I go back down and turn on the water. No sign of leaking. I carefully dry the pipe, and leave a piece of tissue on the spot to see if there are any really slow leaks. I start cleaning up from the project. When I check the tissue later, it is completely dry. The last step was to screw the faucet back onto the house. I manage to just get the screws to hold in the existing holes.

Due to air in the water lines, every faucet hisses and pops as it is first used again. I go around trying to get the air out of most of the spots in the house. It is now early afternoon, and we have friends over. I hated to be asocial, but I knew I had to finish the project.

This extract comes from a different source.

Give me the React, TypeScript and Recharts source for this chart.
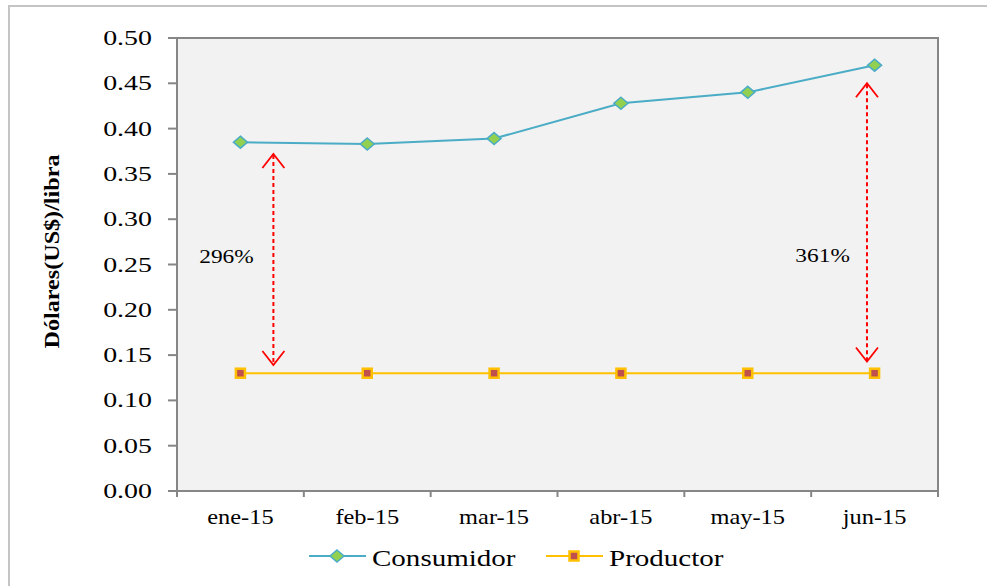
import { LineChart, Line, XAxis, YAxis, ReferenceArea, ReferenceLine, ReferenceDot } from 'recharts'

const months = ['ene-15', 'feb-15', 'mar-15', 'abr-15', 'may-15', 'jun-15']
const consumidor = [0.385, 0.383, 0.389, 0.428, 0.44, 0.47]
const productor = [0.13, 0.13, 0.13, 0.13, 0.13, 0.13]
const yTicks = [0, 0.05, 0.1, 0.15, 0.2, 0.25, 0.3, 0.35, 0.4, 0.45, 0.5]
const bandTicks = [0, 1, 2, 3, 4, 5, 6]

// gap annotations (x on the 0..6 band scale)
const gapLabels = ['296%', '361%']
const gapX = [0.76, 5.44]
const gapTop = [0.372, 0.45]
const gapBottom = [0.139, 0.143]
const gapLabelX = [0.39, 5.09]
const gapLabelY = [0.258, 0.259]

// each month sits in the middle of its band
const data = months.map((m, i) => ({ pos: i + 0.5, month: m, consumidor: consumidor[i], productor: productor[i] }))
const xTicks = [...bandTicks, ...data.map(d => d.pos)].sort((a, b) => a - b)

const AXIS = '#868686'
const SERIF = '"Liberation Serif", "Times New Roman", serif'
const BLUE = '#4bacc6'
const GREEN = '#92d050'
const GOLD = '#ffc000'
const BRICK = '#c0504d'

const Diamond = ({ cx, cy }: any) => (
    <path d={`M${cx},${cy - 6} L${cx + 7},${cy} L${cx},${cy + 6} L${cx - 7},${cy} Z`} fill={GREEN} stroke={BLUE} strokeWidth={1.5} />
)

const Square = ({ cx, cy }: any) => (
    <rect x={cx - 4.5} y={cy - 4.5} width={9} height={9} fill={BRICK} stroke={GOLD} strokeWidth={2.5} />
)

const YTick = ({ x, y, payload }: any) => (
    <text transform={`translate(${x},${y + 7}) scale(1.33,1)`} textAnchor="end" fontFamily={SERIF} fontSize={21} fill="#000">
        {Number(payload.value).toFixed(2)}
    </text>
)

// integer ticks = band edges (tick mark only), half ticks = month labels
const BandTick = ({ x, y, payload }: any) => {
    const v = payload.value
    if (Number.isInteger(v)) {
        return <line x1={x} y1={y} x2={x} y2={y + 6} stroke={AXIS} strokeWidth={2} />
    }
    const label = data.find(d => d.pos === v)?.month ?? ''
    return (
        <text transform={`translate(${x},${y + 33}) scale(1.22,1)`} textAnchor="middle" fontFamily={SERIF} fontSize={20} fill="#000">
            {label}
        </text>
    )
}

const DoubleArrow = ({ x1, y1, x2, y2 }: any) => {
    const top = Math.min(y1, y2)
    const bot = Math.max(y1, y2)
    return (
        <g>
            <line x1={x1} y1={top + 1} x2={x2} y2={bot - 1} stroke="#ff0000" strokeWidth={2} strokeDasharray="4 3" />
            <polyline points={`${x1 - 11},${top + 14} ${x1},${top} ${x1 + 11},${top + 14}`} fill="none" stroke="#ff0000" strokeWidth={1.8} />
            <polyline points={`${x1 - 11},${bot - 14} ${x1},${bot} ${x1 + 11},${bot - 14}`} fill="none" stroke="#ff0000" strokeWidth={1.8} />
        </g>
    )
}

const legendItems = [
    { name: 'Consumidor', color: BLUE, marker: 'diamond' },
    { name: 'Productor', color: GOLD, marker: 'square' },
]

const LegendBox = () => (
    <svg width={987} height={44} style={{ position: 'absolute', left: 0, top: 536 }}>
        {legendItems.map((it, i) => {
            const x0 = 309 + i * 237
            return (
                <g key={it.name} transform={`translate(${x0},0)`}>
                    <line x1={0} y1={20} x2={57} y2={20} stroke={it.color} strokeWidth={2} />
                    {it.marker === 'diamond' ? <Diamond cx={28} cy={20} /> : <Square cx={28} cy={20} />}
                    <text transform="translate(63,30) scale(1.21,1)" fontFamily={SERIF} fontSize={24} fill="#000">
                        {it.name}
                    </text>
                </g>
            )
        })}
    </svg>
)

export default function App() {
    return (
        <div style={{ position: 'absolute', left: 0, top: 0, width: 987, height: 586, overflow: 'hidden', background: '#fff' }}>
            <div style={{ position: 'absolute', left: 8, top: 5, width: 1000, height: 600, borderTop: '2px solid #c4c4c4', borderLeft: '2px solid #c4c4c4' }} />
            <div style={{ position: 'absolute', left: 0, top: 0 }}>
                <LineChart width={987} height={586} data={data} margin={{ top: 38, right: 49, bottom: 55, left: 0 }}>
                    <XAxis
                        dataKey="pos"
                        type="number"
                        domain={[0, 6]}
                        allowDataOverflow
                        ticks={xTicks}
                        interval={0}
                        height={40}
                        axisLine={{ stroke: AXIS, strokeWidth: 2 }}
                        tickLine={false}
                        tickSize={0}
                        tickMargin={0}
                        tick={<BandTick />}
                    />
                    <YAxis
                        width={177}
                        domain={[0, 0.5]}
                        ticks={yTicks}
                        interval={0}
                        axisLine={{ stroke: AXIS, strokeWidth: 2 }}
                        tickLine={{ stroke: AXIS, strokeWidth: 2 }}
                        tickSize={9}
                        tickMargin={16}
                        tick={<YTick />}
                        label={{
                            content: ({ viewBox }: any) => (
                                <text
                                    transform={`translate(${viewBox.x + 59},${viewBox.y + viewBox.height / 2 - 13}) rotate(-90) scale(1.15,1)`}
                                    textAnchor="middle"
                                    fontFamily={SERIF}
                                    fontWeight="bold"
                                    fontSize={21}
                                    fill="#000"
                                >
                                    Dólares(US$)/libra
                                </text>
                            ),
                        }}
                    />
                    <ReferenceArea x1={0} x2={6} y1={0} y2={0.5} fill="#f2f2f2" fillOpacity={1} stroke={AXIS} strokeWidth={2} />
                    {gapLabels.map((l, i) => (
                        <ReferenceLine
                            key={l}
                            segment={[{ x: gapX[i], y: gapTop[i] }, { x: gapX[i], y: gapBottom[i] }]}
                            shape={<DoubleArrow />}
                        />
                    ))}
                    {gapLabels.map((l, i) => (
                        <ReferenceDot
                            key={'t' + l}
                            x={gapLabelX[i]}
                            y={gapLabelY[i]}
                            r={0}
                            shape={(p: any) => (
                                <text transform={`translate(${p.cx},${p.cy + 6}) scale(1.3,1)`} textAnchor="middle" fontFamily={SERIF} fontSize={18} fill="#000">
                                    {l}
                                </text>
                            )}
                        />
                    ))}
                    <Line type="linear" dataKey="productor" stroke={GOLD} strokeWidth={2} dot={<Square />} activeDot={false} isAnimationActive={false} />
                    <Line type="linear" dataKey="consumidor" stroke={BLUE} strokeWidth={2} dot={<Diamond />} activeDot={false} isAnimationActive={false} />
                </LineChart>
            </div>
            <LegendBox />
        </div>
    )
}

While I am not ready to be a full-time plumber, I'm pretty happy with being able to fix these things. I also felt a little wistful to my father. I know I am very handy because of what he showed me. I also feel more confident because of knowing what he was able to do. I remember that in the first apartment we lived in Manhattan, he did some plumbing. He ran pipes for both a washing machine and for a custom sink for his darkroom. He built a platform for the washer and dryer. This has probably been the most wistful I have been since he died a few weeks ago.

2 comments:

Stef said...

I was wondering how things were going with you.

It's so nice to have the skills to fix things. My 18 year old can literally fix anything, because he's mechanically inclined. I think he inherited it from his dad, and I know his dad didn't show him how to do anything.

I hope things are going well. Feeling wistful about your dad is normal. I still feel that way about my dad, and he died over 5 years ago. We still tell funny stories about him, and that helps a lot. He's never far from my thoughts.

Stephanie, aka Tank's Grrl

blackdaisies said...

I think its nice that you are able to honour your dad's memory with your own life and skills passed on : ) What an epic journey of a dripping pipe made well, wish I were that handy!